Renowned for its dedication to rear-engine placement, Porsche has consistently maintained this feature in its iconic 911 model. We delve into the initial version of the legendary 911 and explore the design choices that contribute to its enduring appeal.
Envisioned as an everyday sports car, the Porsche 911 was meticulously crafted with this objective in mind. The synergy of its components makes this Porsche truly exceptional, and despite only undergoing relatively minor updates, it has remained a beloved classic for over half a century.
No other the 911's feature characterizes it better than its engine– air cooled boxer in the back of the car was an unconventional approach even in 1963, when the model debuted. It had the same layout as its predecessor Porsche 356, Porsche designed VW Beetle or even Tatra 97, which influenced all of these cars. Although the engine was still an air-cooled boxer, it was a brand new 6-cylinder affair. Porsche knew this layout simplified the overall design of the car.
The Porsche 911 was designed without a front radiator, resulting in a more streamlined front end devoid of any drag-causing cooling vents. Moreover, the absence of water lines running through the car further reduced the vehicle's complexity.
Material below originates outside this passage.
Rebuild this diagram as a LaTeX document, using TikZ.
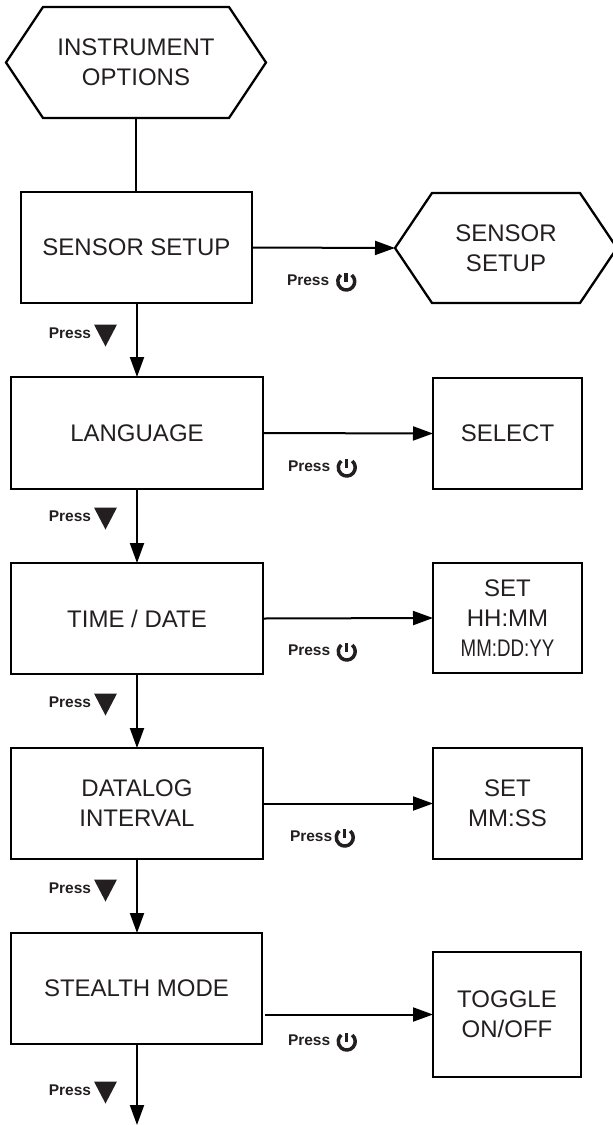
\documentclass[tikz,border=0pt]{standalone}
\usepackage{fontspec}
\usepackage{graphicx}
\setmainfont{Liberation Sans}
\usetikzlibrary{arrows.meta}
\definecolor{ink}{RGB}{35,31,32}
\begin{document}
\begin{tikzpicture}[x=1pt,y=-1pt,
  box/.style={draw=black, line width=2.3pt, inner sep=0pt, outer sep=0pt, align=center, text=ink, font=\fontsize{24}{30}\selectfont},
  hexnode/.style={inner sep=0pt, outer sep=0pt, align=center, text=ink, font=\fontsize{24}{30}\selectfont},
  hexline/.style={draw=black, line width=2.3pt, line join=miter},
  conn/.style={draw=black, line width=2pt},
  arr/.style={conn, -{Triangle[length=20pt,width=14pt]}},
  presslbl/.style={inner sep=0pt, outer sep=0pt, text=ink, font=\bfseries\fontsize{15.5}{18}\selectfont},
  downtri/.pic={\fill[ink] (0,0) -- (23,0) -- (11.5,22) -- cycle;},
  poweric/.pic={\draw[ink, line width=3.5pt] (-50:8.5) arc[start angle=-50, end angle=230, radius=8.5];
                \draw[ink, line width=3.5pt] (0,-8.5) -- (0,0.5);},
]
\useasboundingbox (0,0) rectangle (613,1125);

% top hexagon
\node[hexnode, minimum width=260pt, minimum height=111pt] (opt) at (136,62.5) {INSTRUMENT\\OPTIONS};
\draw[hexline] (opt.west) -- ([xshift=37pt]opt.north west) -- ([xshift=-37pt]opt.north east) -- (opt.east) -- ([xshift=-37pt]opt.south east) -- ([xshift=37pt]opt.south west) -- cycle;

% left column
\node[box, minimum width=231pt, minimum height=111pt] (sensor) at (136.5,247.5) {SENSOR SETUP};
\node[box, minimum width=252pt, minimum height=112pt] (lang) at (137,433) {LANGUAGE};
\node[box, minimum width=252pt, minimum height=111pt] (time) at (137,618.5) {TIME / DATE};
\node[box, minimum width=252pt, minimum height=111pt] (dlog) at (137,803.5) {DATALOG\\INTERVAL};
\node[box, minimum width=251pt, minimum height=111pt] (stealth) at (136.5,988.5) {STEALTH MODE};

% right column
\node[hexnode, minimum width=222pt, minimum height=110pt] (shex) at (506,248) {SENSOR\\SETUP};
\draw[hexline] (shex.west) -- ([xshift=37pt]shex.north west) -- ([xshift=-37pt]shex.north east) -- (shex.east) -- ([xshift=-37pt]shex.south east) -- ([xshift=37pt]shex.south west) -- cycle;
\node[box, minimum width=149pt, minimum height=111pt] (sel) at (507.5,433.5) {SELECT};
\node[box, minimum width=149pt, minimum height=110pt] (sethm) at (507.5,618) {SET\\HH:MM\\\scalebox{0.78}[1]{MM:DD:YY}};
\node[box, minimum width=149pt, minimum height=111pt] (setms) at (507.5,803.5) {SET\\MM:SS};
\node[box, minimum width=148pt, minimum height=125pt] (tog) at (507,1014.5) {TOGGLE\\ON/OFF};

% vertical connectors
\draw[conn] (opt.south) -- (opt.south |- sensor.north);
\draw[arr] (lang.north |- sensor.south) -- (lang.north);
\draw[arr] (lang.south) -- (time.north);
\draw[arr] (time.south) -- (dlog.north);
\draw[arr] (dlog.south) -- (dlog.south |- stealth.north);
\coordinate (endpt) at (137,1125);
\draw[arr] (endpt |- stealth.south) -- (endpt);

% horizontal connectors
\draw[arr] (sensor.east) -- (shex.west);
\draw[arr] (lang.east) -- (sel.west);
\draw[arr] (time.east) -- (sethm.west);
\draw[arr] (dlog.east) -- (setms.west);
\draw[arr] ([xshift=3pt]stealth.east |- tog.west) -- (tog.west);

% Press (down) labels
\node[presslbl, anchor=east] (pd1) at (91,333) {Press};
\path (pd1.east) ++(3,-8.5) pic {downtri};
\node[presslbl, anchor=east] (pd2) at (91,516) {Press};
\path (pd2.east) ++(3,-8.5) pic {downtri};
\node[presslbl, anchor=east] (pd3) at (91,702) {Press};
\path (pd3.east) ++(3,-8.5) pic {downtri};
\node[presslbl, anchor=east] (pd4) at (91,888) {Press};
\path (pd4.east) ++(3,-8.5) pic {downtri};
\node[presslbl, anchor=east] (pd5) at (91,1090) {Press};
\path (pd5.east) ++(3,-8.5) pic {downtri};

% Press (power) labels
\node[presslbl, anchor=west] (pp1) at (287,280) {Press};
\path (pp1.east) ++(17,1.5) pic {poweric};
\node[presslbl, anchor=west] (pp2) at (288,466) {Press};
\path (pp2.east) ++(16.5,1.5) pic {poweric};
\node[presslbl, anchor=west] (pp3) at (288,650) {Press};
\path (pp3.east) ++(16.5,1.5) pic {poweric};
\node[presslbl, anchor=west] (pp4) at (290,836) {Press};
\path (pp4.east) ++(12.5,1.5) pic {poweric};
\node[presslbl, anchor=west] (pp5) at (288,1040) {Press};
\path (pp5.east) ++(16.5,1.5) pic {poweric};
\end{tikzpicture}
\end{document}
While the streamlined front end of the VW Beetle improved fuel efficiency, it enabled the 911 to achieve higher top speeds. Combined with the teardrop-shaped rear, the original 911 was highly aerodynamic. Ferdinand Alexander Porsche, the grandson of Porsche founder Ferdinand Porsche, crafted the design. Discussing the evolution from the Porsche 356 to the 911, he stated, "it had to become a new Porsche that is just as good as or better than the old one, in the same style but not necessarily in the same form." F.A. Porsche firmly believed that form should follow function, a principle he carried forward when establishing Porsche Design.
The similarities between the 911 and the humble VW Beetle make sense once you learn that the 911 was intended to be a 2+2 coupe rather than a two-seater. Putting the engine in the back preserved more passenger space within the wheelbase. The 911 was supposed to seat four people reasonably comfortably. The front seats had to be moved forward to gain some room for the rear-seat passengers. Consequentially, the A-pillars were made steeper, giving the car its signature profile.
Undoubtedly, the open-top version of the 911, the Targa, is as iconic as the coupe, with Porsche continuing to produce this model even today. Originally, the Targa was conceived amid rumours in the US that convertibles would be banned due to safety regulations. Consequently, the 911 convertible project was halted, and the Targa was created. The name Targa was derived from the Italian Targa Florio race, where Porsche excelled and can also mean "a shield" in Italian. The car retains the coupe's silhouette, but the central portion of the roof and the rear window can be removed, leaving only the distinct roll bar. This design enhances structural rigidity, contributing to safety and handling.
911’s design has evolved slightly over half of the century, becoming one of the most recognized shapes in automotive history. While it is well-proportioned and pleasant, it came about from rationality, pursuing speed and comfort.